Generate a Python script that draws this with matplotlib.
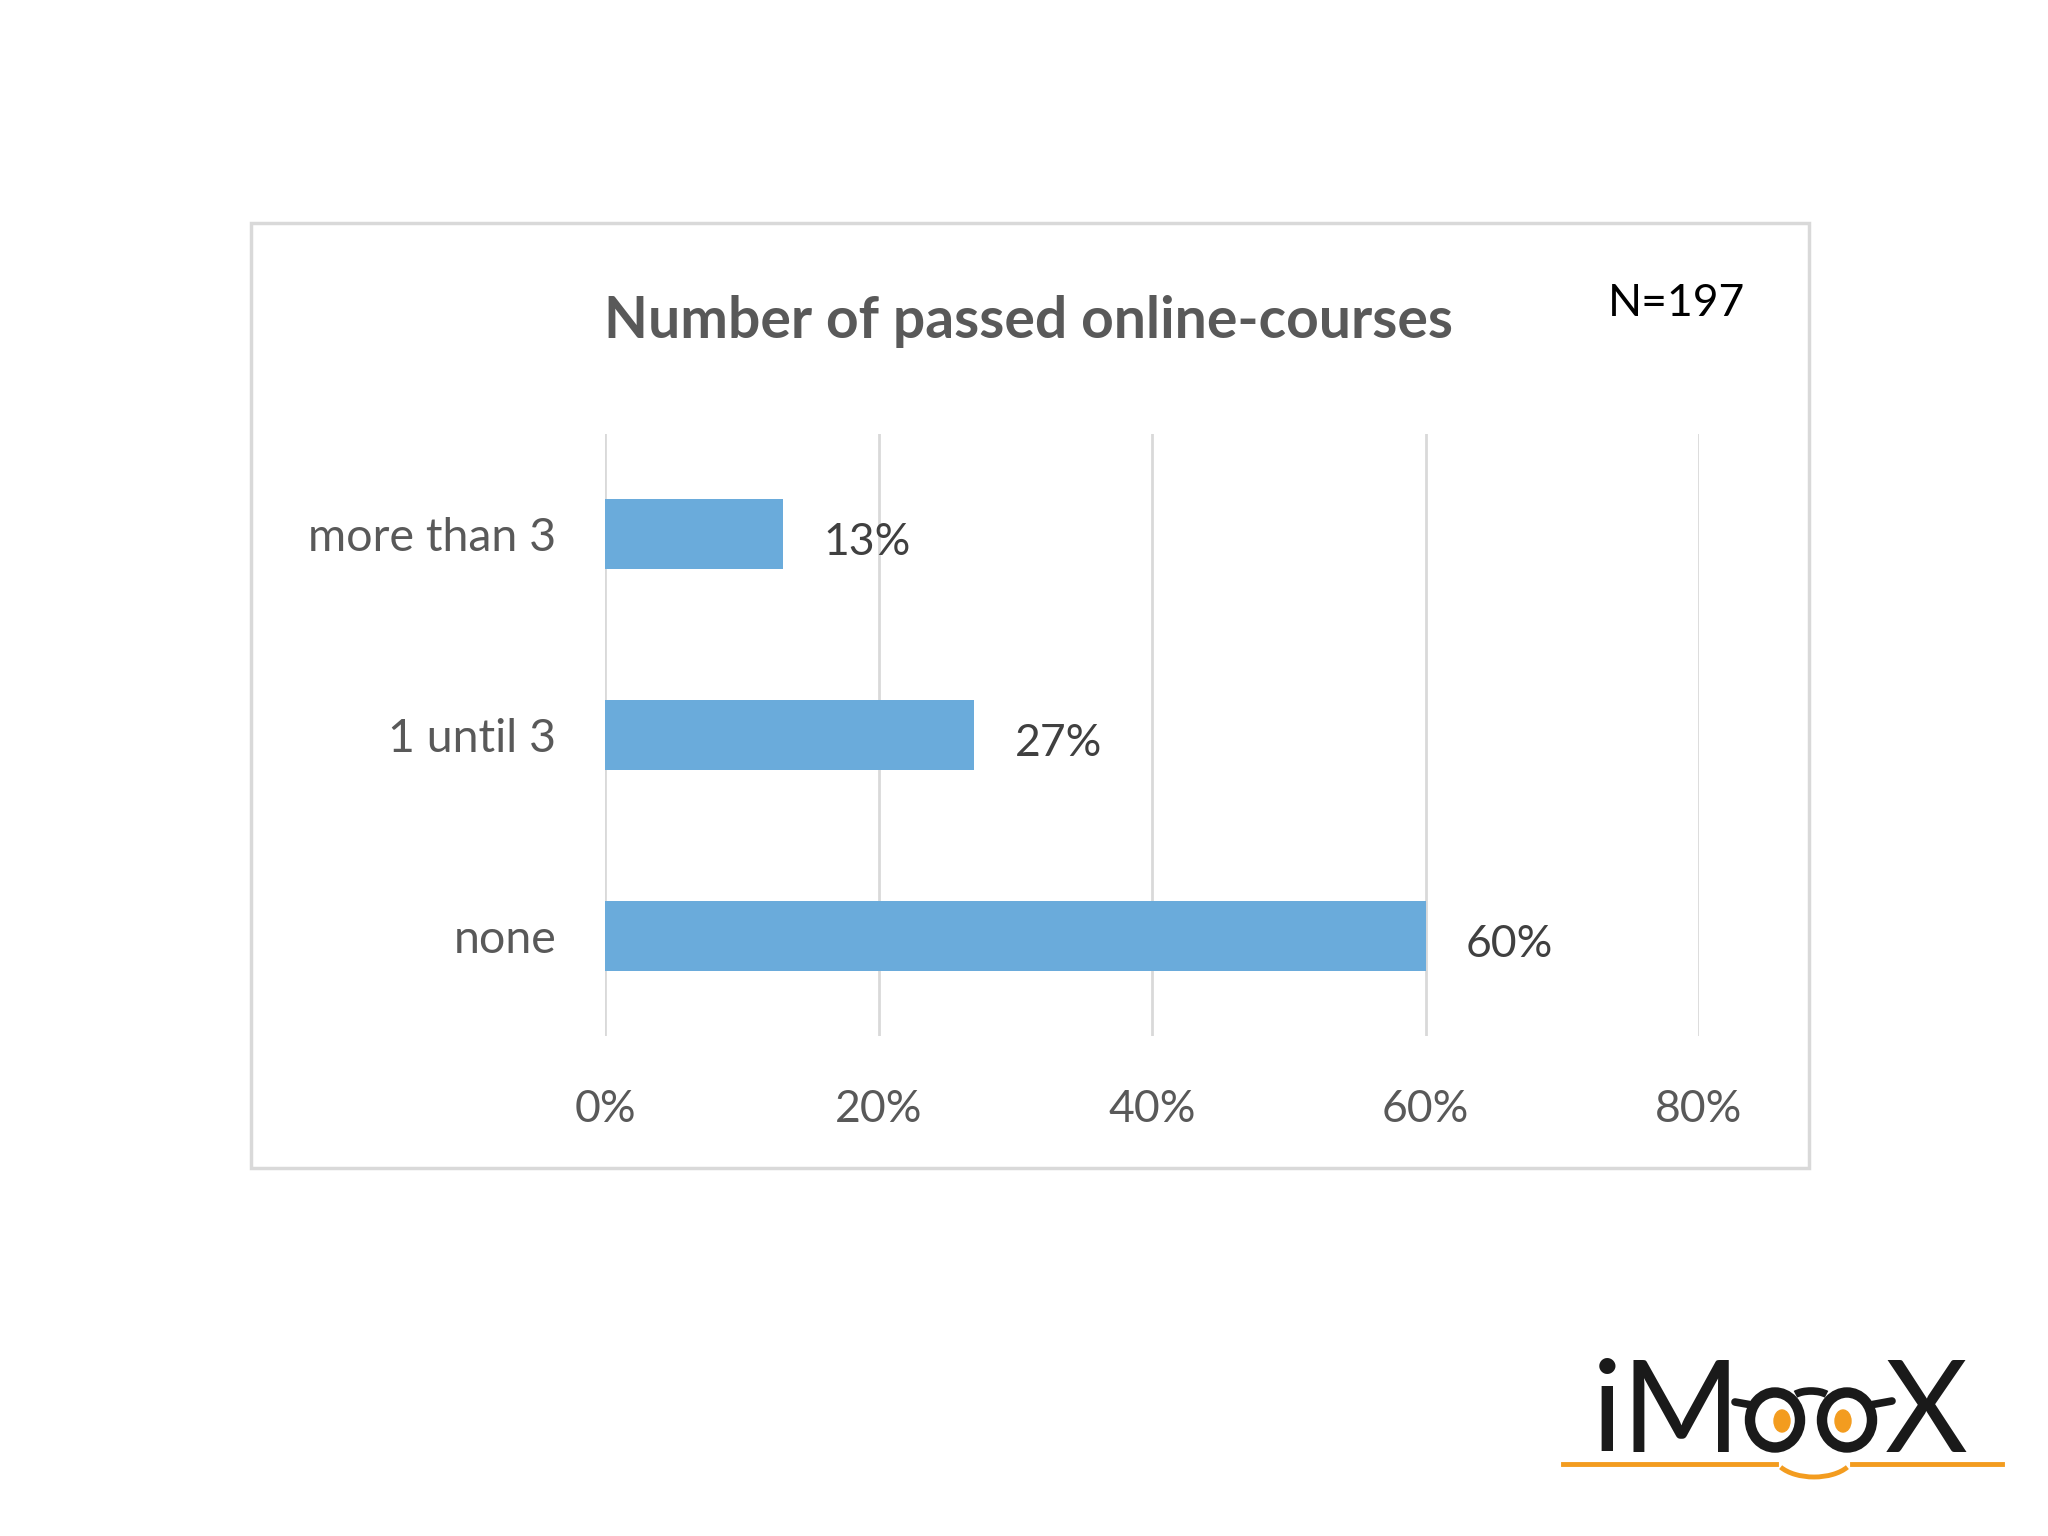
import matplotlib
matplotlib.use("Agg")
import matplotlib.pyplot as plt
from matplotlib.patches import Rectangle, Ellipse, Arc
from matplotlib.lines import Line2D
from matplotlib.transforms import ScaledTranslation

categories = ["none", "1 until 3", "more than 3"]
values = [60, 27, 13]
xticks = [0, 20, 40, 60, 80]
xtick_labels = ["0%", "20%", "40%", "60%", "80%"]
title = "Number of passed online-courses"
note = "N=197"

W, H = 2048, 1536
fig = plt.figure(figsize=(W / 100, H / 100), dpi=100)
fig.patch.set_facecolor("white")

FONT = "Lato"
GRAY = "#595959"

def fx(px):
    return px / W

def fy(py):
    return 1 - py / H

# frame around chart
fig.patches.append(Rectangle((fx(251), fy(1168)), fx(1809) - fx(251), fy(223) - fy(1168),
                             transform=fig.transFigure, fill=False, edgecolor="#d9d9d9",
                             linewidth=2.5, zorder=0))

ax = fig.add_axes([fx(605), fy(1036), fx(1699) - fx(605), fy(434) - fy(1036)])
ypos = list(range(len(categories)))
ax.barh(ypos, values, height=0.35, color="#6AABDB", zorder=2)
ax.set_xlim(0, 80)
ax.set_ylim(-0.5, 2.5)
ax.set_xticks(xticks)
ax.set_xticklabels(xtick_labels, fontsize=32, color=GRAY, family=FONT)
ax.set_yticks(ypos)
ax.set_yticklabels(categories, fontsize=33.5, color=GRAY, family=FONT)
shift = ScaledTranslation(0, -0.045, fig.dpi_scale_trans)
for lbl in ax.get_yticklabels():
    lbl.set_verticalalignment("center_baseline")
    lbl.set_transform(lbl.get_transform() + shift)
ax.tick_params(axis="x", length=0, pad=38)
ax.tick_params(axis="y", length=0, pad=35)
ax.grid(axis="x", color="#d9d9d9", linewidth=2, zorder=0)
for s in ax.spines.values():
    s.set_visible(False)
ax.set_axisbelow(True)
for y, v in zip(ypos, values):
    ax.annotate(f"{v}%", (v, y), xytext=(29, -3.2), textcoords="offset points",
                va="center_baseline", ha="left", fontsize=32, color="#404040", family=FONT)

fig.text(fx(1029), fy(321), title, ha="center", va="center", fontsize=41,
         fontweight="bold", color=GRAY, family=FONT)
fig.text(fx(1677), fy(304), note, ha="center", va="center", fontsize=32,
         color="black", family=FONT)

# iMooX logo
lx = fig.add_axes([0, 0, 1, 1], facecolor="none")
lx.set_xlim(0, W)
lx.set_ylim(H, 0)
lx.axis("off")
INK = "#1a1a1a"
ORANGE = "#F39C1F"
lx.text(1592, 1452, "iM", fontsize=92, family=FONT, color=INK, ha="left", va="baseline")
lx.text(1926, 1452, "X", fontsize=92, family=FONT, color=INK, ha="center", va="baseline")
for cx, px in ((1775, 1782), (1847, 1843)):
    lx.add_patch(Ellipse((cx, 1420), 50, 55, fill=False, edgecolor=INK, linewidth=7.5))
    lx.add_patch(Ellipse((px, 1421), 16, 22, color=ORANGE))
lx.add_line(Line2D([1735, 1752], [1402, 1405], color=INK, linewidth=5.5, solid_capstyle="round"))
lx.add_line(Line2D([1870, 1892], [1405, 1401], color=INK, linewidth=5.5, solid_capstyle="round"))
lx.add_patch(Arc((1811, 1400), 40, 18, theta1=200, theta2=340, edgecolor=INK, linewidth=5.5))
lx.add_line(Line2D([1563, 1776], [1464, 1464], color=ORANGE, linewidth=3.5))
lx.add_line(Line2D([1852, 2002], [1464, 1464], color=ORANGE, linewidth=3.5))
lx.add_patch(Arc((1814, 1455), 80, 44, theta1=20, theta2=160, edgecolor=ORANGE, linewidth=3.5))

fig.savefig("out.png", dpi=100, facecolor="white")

######

EXERCISE AIM :: Omit the pictures, then repeat exactly each line from the beginning of the listing through the line with "linewidth=2.5, zorder=0))".

FULL OUTPUT ::
Generate a Python script that draws this with matplotlib.
import matplotlib
matplotlib.use("Agg")
import matplotlib.pyplot as plt
from matplotlib.patches import Rectangle, Ellipse, Arc
from matplotlib.lines import Line2D
from matplotlib.transforms import ScaledTranslation

categories = ["none", "1 until 3", "more than 3"]
values = [60, 27, 13]
xticks = [0, 20, 40, 60, 80]
xtick_labels = ["0%", "20%", "40%", "60%", "80%"]
title = "Number of passed online-courses"
note = "N=197"

W, H = 2048, 1536
fig = plt.figure(figsize=(W / 100, H / 100), dpi=100)
fig.patch.set_facecolor("white")

FONT = "Lato"
GRAY = "#595959"

def fx(px):
    return px / W

def fy(py):
    return 1 - py / H

# frame around chart
fig.patches.append(Rectangle((fx(251), fy(1168)), fx(1809) - fx(251), fy(223) - fy(1168),
                             transform=fig.transFigure, fill=False, edgecolor="#d9d9d9",
                             linewidth=2.5, zorder=0))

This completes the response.